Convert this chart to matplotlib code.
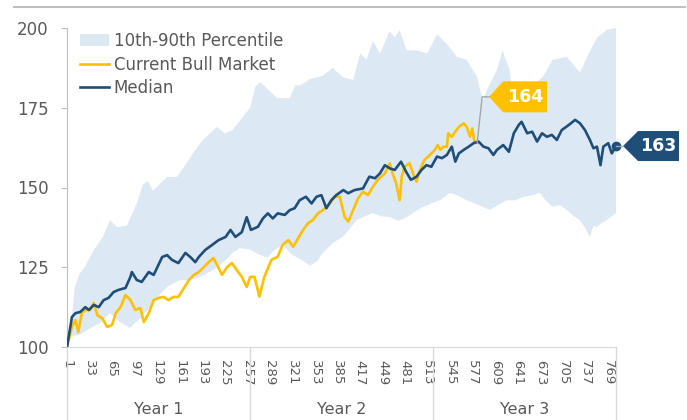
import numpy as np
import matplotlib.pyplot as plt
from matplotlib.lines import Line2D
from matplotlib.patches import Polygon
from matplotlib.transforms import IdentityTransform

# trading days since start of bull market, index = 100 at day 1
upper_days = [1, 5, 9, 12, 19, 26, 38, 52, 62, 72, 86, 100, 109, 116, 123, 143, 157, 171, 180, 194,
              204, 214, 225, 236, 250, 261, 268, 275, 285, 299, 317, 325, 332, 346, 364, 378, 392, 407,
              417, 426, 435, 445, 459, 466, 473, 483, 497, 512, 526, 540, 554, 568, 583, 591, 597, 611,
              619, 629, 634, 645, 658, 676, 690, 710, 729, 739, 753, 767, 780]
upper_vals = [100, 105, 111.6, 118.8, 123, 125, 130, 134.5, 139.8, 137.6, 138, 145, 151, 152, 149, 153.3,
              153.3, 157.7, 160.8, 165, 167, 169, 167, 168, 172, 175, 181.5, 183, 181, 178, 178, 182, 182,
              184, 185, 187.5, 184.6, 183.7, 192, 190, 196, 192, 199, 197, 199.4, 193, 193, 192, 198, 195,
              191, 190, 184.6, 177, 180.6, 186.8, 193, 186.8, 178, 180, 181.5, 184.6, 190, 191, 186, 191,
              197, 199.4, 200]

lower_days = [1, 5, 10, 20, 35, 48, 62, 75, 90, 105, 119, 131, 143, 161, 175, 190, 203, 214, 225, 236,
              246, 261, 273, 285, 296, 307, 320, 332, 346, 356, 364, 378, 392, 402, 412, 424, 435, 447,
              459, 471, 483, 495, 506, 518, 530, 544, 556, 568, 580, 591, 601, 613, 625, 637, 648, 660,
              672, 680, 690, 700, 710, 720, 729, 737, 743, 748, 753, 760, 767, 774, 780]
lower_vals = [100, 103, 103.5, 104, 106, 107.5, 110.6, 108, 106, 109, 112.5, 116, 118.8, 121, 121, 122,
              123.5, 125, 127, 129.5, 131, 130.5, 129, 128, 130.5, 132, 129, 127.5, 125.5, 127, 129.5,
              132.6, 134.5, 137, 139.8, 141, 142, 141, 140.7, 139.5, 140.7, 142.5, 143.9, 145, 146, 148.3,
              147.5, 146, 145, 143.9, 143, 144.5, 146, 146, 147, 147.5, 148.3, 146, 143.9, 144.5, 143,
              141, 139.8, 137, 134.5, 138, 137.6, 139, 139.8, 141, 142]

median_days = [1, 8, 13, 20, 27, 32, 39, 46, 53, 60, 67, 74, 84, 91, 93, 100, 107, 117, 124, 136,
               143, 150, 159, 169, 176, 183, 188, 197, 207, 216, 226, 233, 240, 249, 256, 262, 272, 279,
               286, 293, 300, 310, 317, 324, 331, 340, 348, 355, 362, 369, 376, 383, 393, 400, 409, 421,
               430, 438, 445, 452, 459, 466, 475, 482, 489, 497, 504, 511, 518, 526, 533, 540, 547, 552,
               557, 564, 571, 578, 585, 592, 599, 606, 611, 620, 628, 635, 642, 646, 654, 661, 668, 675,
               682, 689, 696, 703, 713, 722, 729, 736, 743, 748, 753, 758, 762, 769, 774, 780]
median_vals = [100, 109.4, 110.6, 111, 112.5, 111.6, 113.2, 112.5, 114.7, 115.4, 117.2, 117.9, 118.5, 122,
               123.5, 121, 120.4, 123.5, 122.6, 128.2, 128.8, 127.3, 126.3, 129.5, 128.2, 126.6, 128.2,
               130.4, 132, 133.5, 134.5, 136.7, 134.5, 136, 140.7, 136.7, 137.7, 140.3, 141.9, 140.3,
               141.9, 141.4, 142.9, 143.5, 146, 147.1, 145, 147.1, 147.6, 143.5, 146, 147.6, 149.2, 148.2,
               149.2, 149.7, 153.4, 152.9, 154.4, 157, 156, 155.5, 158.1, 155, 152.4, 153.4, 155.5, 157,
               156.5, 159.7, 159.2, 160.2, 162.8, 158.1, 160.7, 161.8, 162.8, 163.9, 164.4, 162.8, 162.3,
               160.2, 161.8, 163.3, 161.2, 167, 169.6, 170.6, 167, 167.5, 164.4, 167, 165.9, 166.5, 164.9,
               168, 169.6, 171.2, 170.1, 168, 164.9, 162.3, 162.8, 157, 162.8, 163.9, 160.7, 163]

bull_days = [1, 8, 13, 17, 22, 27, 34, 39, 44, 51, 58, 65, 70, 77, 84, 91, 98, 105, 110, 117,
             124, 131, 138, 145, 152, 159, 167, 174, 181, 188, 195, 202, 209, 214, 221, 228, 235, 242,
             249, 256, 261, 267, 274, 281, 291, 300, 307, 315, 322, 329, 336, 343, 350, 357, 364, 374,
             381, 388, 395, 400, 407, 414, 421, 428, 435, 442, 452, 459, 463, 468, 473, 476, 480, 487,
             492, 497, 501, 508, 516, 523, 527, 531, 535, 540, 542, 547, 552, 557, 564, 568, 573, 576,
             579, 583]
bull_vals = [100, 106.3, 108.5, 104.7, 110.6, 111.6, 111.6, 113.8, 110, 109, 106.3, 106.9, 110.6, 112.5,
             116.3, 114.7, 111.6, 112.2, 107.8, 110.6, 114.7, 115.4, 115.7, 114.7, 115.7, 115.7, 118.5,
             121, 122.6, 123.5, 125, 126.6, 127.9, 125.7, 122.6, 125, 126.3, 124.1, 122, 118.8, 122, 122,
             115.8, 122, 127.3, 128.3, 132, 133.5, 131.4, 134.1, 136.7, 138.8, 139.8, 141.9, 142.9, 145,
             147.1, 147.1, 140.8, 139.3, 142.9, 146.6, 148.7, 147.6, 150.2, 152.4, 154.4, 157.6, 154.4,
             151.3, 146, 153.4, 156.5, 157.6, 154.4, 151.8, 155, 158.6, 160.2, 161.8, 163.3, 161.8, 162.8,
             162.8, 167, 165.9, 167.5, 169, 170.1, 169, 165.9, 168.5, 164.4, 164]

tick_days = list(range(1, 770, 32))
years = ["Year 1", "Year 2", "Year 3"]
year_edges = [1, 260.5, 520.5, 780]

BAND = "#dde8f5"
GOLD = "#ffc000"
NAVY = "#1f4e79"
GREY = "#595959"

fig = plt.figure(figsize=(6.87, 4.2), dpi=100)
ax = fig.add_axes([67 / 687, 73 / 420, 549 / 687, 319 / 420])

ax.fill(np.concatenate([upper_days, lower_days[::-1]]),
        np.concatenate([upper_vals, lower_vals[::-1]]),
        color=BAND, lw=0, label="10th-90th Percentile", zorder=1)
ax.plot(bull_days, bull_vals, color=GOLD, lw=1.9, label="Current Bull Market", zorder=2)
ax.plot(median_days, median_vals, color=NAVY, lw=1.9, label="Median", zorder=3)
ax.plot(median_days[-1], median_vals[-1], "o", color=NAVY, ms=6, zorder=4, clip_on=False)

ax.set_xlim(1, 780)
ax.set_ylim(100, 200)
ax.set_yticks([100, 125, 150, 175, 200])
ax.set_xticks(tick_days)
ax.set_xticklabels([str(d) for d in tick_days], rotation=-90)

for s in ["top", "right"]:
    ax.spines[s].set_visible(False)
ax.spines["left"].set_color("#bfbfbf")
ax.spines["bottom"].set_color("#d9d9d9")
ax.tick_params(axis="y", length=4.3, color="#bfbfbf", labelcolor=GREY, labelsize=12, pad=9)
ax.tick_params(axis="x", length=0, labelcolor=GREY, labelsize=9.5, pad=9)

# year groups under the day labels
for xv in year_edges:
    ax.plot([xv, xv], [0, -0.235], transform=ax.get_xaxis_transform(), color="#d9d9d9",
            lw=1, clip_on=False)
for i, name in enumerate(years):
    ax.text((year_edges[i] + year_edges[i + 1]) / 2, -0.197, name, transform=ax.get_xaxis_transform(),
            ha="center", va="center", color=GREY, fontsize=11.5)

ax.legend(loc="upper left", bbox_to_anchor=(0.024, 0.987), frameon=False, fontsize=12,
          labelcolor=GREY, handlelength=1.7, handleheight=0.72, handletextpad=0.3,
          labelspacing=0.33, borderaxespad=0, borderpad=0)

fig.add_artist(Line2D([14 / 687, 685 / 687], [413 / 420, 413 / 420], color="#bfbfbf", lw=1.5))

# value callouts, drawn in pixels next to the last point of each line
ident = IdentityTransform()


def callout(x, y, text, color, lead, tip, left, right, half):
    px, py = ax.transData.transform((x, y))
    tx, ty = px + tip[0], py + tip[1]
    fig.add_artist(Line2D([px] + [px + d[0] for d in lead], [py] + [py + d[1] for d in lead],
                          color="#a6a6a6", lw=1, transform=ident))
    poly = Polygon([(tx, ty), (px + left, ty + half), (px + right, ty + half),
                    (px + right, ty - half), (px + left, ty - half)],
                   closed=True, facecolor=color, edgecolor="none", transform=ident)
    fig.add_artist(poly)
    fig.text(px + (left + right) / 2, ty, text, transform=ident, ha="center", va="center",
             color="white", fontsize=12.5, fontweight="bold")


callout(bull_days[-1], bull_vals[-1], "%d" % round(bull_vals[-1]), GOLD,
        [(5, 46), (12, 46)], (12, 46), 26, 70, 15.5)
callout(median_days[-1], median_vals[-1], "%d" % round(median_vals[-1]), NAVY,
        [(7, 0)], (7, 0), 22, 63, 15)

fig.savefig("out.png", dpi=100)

________________________________________

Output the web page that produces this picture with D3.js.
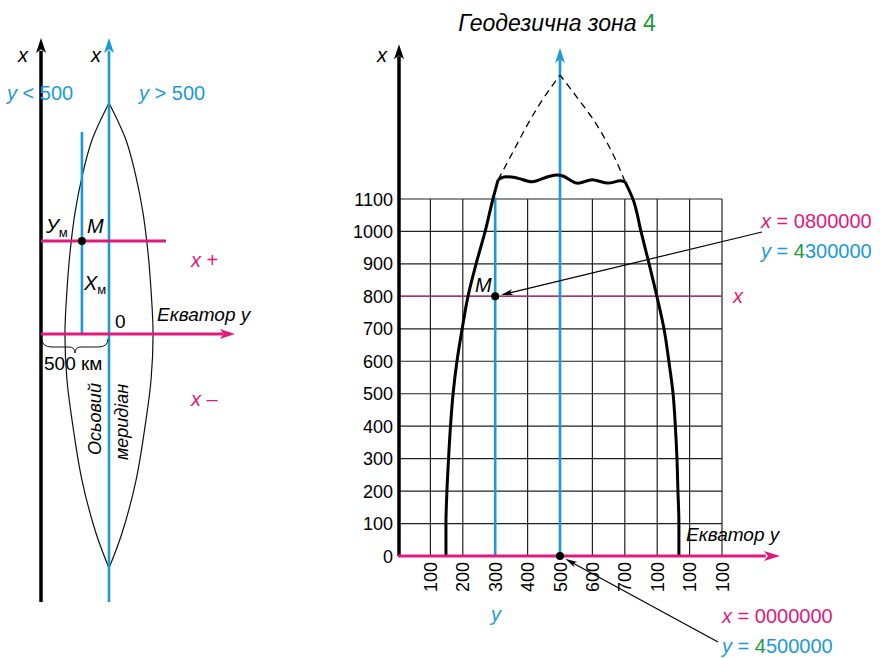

________________________________________

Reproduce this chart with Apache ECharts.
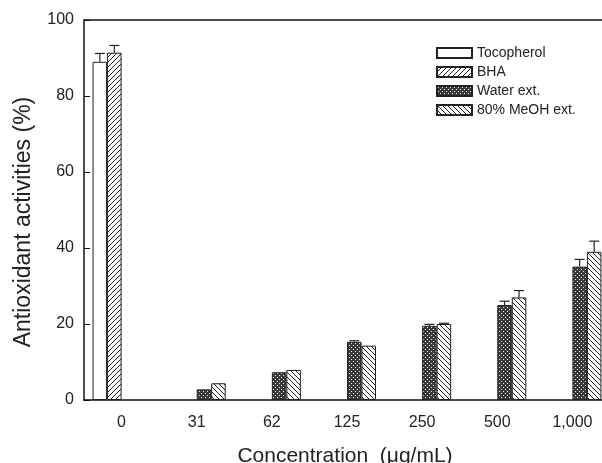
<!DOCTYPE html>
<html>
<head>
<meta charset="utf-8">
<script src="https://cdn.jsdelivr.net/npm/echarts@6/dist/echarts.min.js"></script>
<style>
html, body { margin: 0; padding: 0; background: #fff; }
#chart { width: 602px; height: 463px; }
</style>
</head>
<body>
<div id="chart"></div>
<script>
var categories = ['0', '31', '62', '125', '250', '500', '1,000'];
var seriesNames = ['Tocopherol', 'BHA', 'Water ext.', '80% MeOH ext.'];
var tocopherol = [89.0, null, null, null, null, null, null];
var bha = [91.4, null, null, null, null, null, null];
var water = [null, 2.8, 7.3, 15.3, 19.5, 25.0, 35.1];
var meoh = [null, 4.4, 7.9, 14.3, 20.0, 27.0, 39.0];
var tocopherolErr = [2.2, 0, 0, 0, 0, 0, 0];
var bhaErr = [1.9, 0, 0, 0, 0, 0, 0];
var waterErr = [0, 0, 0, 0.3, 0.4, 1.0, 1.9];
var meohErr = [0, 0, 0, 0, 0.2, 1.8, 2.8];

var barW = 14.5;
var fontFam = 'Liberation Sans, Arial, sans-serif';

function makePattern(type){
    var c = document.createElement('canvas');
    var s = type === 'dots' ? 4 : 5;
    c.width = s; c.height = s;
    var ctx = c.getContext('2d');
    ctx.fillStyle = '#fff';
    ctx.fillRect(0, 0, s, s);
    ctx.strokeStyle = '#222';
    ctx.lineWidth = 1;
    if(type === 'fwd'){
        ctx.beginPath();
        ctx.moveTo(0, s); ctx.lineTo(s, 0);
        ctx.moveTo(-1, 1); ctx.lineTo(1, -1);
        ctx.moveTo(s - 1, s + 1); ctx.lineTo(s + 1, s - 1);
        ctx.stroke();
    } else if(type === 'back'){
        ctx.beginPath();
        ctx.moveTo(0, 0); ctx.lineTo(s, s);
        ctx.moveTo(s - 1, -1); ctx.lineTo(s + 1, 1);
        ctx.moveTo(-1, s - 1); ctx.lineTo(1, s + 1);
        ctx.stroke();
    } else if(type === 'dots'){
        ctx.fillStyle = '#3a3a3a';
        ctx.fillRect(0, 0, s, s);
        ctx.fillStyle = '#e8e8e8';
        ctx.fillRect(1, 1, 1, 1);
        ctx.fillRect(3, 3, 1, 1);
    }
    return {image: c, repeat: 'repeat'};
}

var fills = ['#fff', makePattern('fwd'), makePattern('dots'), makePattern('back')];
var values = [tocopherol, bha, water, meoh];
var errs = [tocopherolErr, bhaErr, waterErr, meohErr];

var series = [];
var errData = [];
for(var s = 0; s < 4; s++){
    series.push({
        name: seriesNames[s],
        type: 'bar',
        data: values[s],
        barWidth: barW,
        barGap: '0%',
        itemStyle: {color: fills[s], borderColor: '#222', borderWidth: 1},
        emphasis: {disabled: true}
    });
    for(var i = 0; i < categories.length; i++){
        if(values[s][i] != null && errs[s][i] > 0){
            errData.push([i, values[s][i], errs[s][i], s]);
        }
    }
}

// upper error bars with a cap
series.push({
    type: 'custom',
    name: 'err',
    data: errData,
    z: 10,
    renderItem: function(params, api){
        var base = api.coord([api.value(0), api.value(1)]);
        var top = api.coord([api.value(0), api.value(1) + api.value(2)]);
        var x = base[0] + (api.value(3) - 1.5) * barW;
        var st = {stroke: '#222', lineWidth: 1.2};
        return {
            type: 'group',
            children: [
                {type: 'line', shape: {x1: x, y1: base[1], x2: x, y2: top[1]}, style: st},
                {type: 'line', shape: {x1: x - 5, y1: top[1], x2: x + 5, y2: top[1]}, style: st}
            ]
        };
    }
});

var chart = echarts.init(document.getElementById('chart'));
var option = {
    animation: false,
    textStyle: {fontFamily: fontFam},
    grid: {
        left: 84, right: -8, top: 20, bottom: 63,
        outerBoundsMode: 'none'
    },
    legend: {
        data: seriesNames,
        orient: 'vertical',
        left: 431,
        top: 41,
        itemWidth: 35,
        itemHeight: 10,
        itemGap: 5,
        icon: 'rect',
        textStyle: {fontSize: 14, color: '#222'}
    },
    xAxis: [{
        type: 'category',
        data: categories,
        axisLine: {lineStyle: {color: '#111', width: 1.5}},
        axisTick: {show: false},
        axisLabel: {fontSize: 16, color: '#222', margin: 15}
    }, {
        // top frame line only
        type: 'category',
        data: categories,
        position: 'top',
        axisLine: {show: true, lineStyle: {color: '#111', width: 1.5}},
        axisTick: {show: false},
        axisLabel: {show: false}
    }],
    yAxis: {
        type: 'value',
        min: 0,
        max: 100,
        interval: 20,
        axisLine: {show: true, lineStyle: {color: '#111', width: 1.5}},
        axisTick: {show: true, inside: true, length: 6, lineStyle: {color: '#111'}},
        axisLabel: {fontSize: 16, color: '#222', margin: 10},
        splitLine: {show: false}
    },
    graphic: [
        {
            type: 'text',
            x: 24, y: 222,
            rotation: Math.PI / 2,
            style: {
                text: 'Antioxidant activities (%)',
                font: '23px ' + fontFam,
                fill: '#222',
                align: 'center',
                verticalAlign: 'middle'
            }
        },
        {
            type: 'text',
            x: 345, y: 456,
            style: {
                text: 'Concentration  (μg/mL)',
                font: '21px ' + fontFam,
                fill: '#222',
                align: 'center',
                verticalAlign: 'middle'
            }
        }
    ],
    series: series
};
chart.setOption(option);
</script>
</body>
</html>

________________________________________

=== Aim of the exercise ===
In the listing above, find the line with "Convert this chart to matplotlib code." and the line with "141, 139.8, 137, 134.5, 138, 137.6, 139, 139.8, 141, 142]". Copy both of them and every line between, exactly, but not the pictures.

=== Task output ===
Convert this chart to matplotlib code.
import numpy as np
import matplotlib.pyplot as plt
from matplotlib.lines import Line2D
from matplotlib.patches import Polygon
from matplotlib.transforms import IdentityTransform

# trading days since start of bull market, index = 100 at day 1
upper_days = [1, 5, 9, 12, 19, 26, 38, 52, 62, 72, 86, 100, 109, 116, 123, 143, 157, 171, 180, 194,
              204, 214, 225, 236, 250, 261, 268, 275, 285, 299, 317, 325, 332, 346, 364, 378, 392, 407,
              417, 426, 435, 445, 459, 466, 473, 483, 497, 512, 526, 540, 554, 568, 583, 591, 597, 611,
              619, 629, 634, 645, 658, 676, 690, 710, 729, 739, 753, 767, 780]
upper_vals = [100, 105, 111.6, 118.8, 123, 125, 130, 134.5, 139.8, 137.6, 138, 145, 151, 152, 149, 153.3,
              153.3, 157.7, 160.8, 165, 167, 169, 167, 168, 172, 175, 181.5, 183, 181, 178, 178, 182, 182,
              184, 185, 187.5, 184.6, 183.7, 192, 190, 196, 192, 199, 197, 199.4, 193, 193, 192, 198, 195,
              191, 190, 184.6, 177, 180.6, 186.8, 193, 186.8, 178, 180, 181.5, 184.6, 190, 191, 186, 191,
              197, 199.4, 200]

lower_days = [1, 5, 10, 20, 35, 48, 62, 75, 90, 105, 119, 131, 143, 161, 175, 190, 203, 214, 225, 236,
              246, 261, 273, 285, 296, 307, 320, 332, 346, 356, 364, 378, 392, 402, 412, 424, 435, 447,
              459, 471, 483, 495, 506, 518, 530, 544, 556, 568, 580, 591, 601, 613, 625, 637, 648, 660,
              672, 680, 690, 700, 710, 720, 729, 737, 743, 748, 753, 760, 767, 774, 780]
lower_vals = [100, 103, 103.5, 104, 106, 107.5, 110.6, 108, 106, 109, 112.5, 116, 118.8, 121, 121, 122,
              123.5, 125, 127, 129.5, 131, 130.5, 129, 128, 130.5, 132, 129, 127.5, 125.5, 127, 129.5,
              132.6, 134.5, 137, 139.8, 141, 142, 141, 140.7, 139.5, 140.7, 142.5, 143.9, 145, 146, 148.3,
              147.5, 146, 145, 143.9, 143, 144.5, 146, 146, 147, 147.5, 148.3, 146, 143.9, 144.5, 143,
              141, 139.8, 137, 134.5, 138, 137.6, 139, 139.8, 141, 142]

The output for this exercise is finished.